Today I’m honoring my body and my brain. Thanking them for the work they do all of the time. Dr. Taylor has made me very aware of how amazing our physiology is, and, more importantly, my role as the consciousness in this body. I get to choose.

I chose this image from San Francisco for today because of the optical illusion I perceive in it. I love how it looks flat! I composed it to look that way and processed it to enhance that perception. Even though our left brain may understand the reality of what we are looking at, we can move ourselves into the right brain and alter that reality by how we frame the world through our cameras. Fun, huh?

Redefining My Art

In my newsletter article over the weekend, I wrote about redefining productivity. How I haven’t been feeling productive recently, but that feeling was based on an old definition. I’m not sure where the old definition came from exactly – my old artistic practices combined with external influences, perhaps. It was a reminder that I seem to gather these definitions and rules up as I go along in life. I think we all do. Sometimes we need to reexamine them and redefine them.

What was more important in that article than redefining productivity, I realize today, is the redefinition of my art. I wrote, “My art is using photos and words to explore the connection between heart and the world around us.” Up to now, I haven’t quite figured out where I “fit” in the photography world. If you look at what I practice and write and teach it’s not standard “photography.” It’s something different. Something that doesn’t have a word for it. I’m an artist that combines photos and words together. For me, they can’t be separated.
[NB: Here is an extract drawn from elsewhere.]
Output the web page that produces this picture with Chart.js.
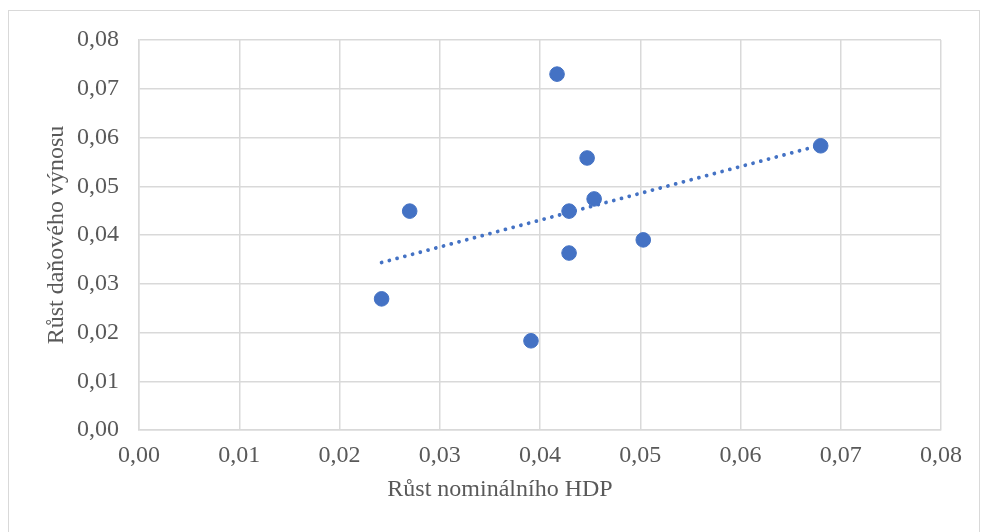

Realizing that brings freedom. I can remove the labels from who I am, what I do. I can just be me, as I have been, but without trying to figure out where I fit. I don’t fit any standard mold. I can be the seamless blend, like building and sky in this photograph, if I choose. (And no, the photograph was not edited to look this way.)
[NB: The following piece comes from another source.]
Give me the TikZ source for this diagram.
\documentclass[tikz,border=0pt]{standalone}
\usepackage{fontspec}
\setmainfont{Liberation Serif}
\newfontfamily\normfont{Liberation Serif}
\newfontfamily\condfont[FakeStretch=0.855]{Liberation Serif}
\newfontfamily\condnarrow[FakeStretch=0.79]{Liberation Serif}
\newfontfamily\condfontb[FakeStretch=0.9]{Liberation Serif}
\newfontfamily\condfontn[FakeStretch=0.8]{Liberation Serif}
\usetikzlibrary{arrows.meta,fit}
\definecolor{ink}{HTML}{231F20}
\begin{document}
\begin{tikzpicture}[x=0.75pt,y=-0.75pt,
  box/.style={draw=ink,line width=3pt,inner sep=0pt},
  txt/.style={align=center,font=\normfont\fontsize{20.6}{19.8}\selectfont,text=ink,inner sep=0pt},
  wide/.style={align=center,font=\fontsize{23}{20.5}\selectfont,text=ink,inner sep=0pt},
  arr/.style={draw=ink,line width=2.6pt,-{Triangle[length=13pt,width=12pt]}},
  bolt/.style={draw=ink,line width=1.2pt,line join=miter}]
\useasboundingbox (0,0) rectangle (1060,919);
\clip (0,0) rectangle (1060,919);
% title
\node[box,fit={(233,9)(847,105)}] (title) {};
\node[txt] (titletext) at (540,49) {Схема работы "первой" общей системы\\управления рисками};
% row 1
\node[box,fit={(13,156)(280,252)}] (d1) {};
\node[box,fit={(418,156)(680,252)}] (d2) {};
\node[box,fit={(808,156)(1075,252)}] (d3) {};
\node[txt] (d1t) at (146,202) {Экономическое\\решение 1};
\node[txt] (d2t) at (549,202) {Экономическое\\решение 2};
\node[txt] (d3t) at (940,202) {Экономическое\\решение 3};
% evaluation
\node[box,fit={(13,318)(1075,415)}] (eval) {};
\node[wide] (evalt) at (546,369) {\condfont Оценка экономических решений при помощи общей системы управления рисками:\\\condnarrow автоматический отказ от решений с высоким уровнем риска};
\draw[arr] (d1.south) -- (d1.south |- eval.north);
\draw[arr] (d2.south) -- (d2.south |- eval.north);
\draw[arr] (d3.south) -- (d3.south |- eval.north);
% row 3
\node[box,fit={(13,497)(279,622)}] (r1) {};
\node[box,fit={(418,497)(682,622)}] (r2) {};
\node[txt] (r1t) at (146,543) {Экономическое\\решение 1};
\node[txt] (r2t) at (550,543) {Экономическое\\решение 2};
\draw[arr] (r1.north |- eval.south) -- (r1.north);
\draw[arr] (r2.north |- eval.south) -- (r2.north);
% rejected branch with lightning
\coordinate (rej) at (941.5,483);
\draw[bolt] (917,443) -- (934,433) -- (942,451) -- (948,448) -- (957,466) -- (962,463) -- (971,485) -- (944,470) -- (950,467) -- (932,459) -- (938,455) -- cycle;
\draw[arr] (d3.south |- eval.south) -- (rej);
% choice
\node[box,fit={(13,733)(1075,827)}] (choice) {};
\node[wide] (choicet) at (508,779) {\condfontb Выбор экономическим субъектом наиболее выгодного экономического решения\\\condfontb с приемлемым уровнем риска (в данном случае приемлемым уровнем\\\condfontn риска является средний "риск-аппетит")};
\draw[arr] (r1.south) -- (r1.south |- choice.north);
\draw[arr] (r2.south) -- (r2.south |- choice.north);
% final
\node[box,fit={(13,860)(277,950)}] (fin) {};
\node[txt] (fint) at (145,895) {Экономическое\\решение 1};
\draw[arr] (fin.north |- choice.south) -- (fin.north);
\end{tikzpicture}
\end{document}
It can be uncomfortable, though, being without a title. Being without name that defines me, in the eyes of others. It makes it harder to communicate what I do, what I care about. That makes it all the more important to keep using the “words” part of my art. Maybe someday I’ll come up with one word that communicates my art to others. Until then, I’m going to memorize this phrase:

My art is using photos and words to explore the connection between heart and the world around us.
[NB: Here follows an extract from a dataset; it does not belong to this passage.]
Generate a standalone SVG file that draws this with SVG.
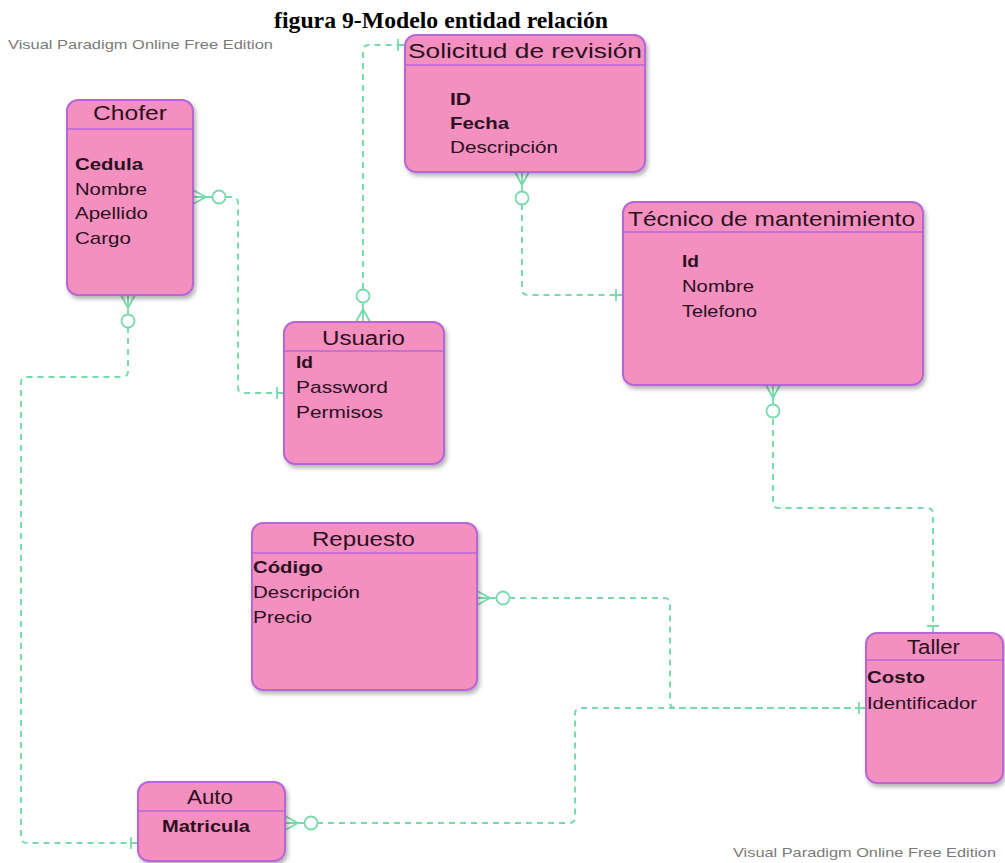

I have a feeling that this moment may be as important as when I claimed myself an artist a couple of years ago. Time will tell.

PS – If you missed it yesterday, I announced a new class coming in April: A Sense of Place. Visit the link here for more details.

PPS – Only THREE DAYS to the next Photo-Heart Connection link up. I can’t wait!

Changing Perspectives

OK, here it is, the window that started off last week’s rainy photowalk. I was drawn to those window frames of wonderfully peeling paint in contrast with the shiny smooth metal of the building. It was interesting to find that the metal wasn’t as shiny smooth as it seemed from the car driving by. It had it’s own texture of rust and even writing on it, as you got closer. I like the shapes and lines in this image, and the contrast of not only textures but the silver-blue building against the warmer yellow and brown found in the windows and doors and repeated in the color of the curb.

I’ve been noticing lately how “straight on” many of my images are. That seems to be a favorite perspective. It’s not intentional, I often take many different angles and perspectives of one scene but come back to the “straight on” one as my favorite. Maybe it’s a reflection of my personality, I’m pretty direct and straightforward.

But the angles often show something that the straight on perspective cannot, and that’s depth. This is the window on the left. You can’t tell the depth of the texture, borne out through the paint and screen and screws and nails, in the image above. To show that, it took moving around the angle of the camera, the depth of field, capturing the layers and the details. Of the two images today, this second one is my favorite. It has more depth, it reveals more. It says more to me.

It’s just a reminder to continue looking from all different perspectives, to see which one connects with you the most. You never know!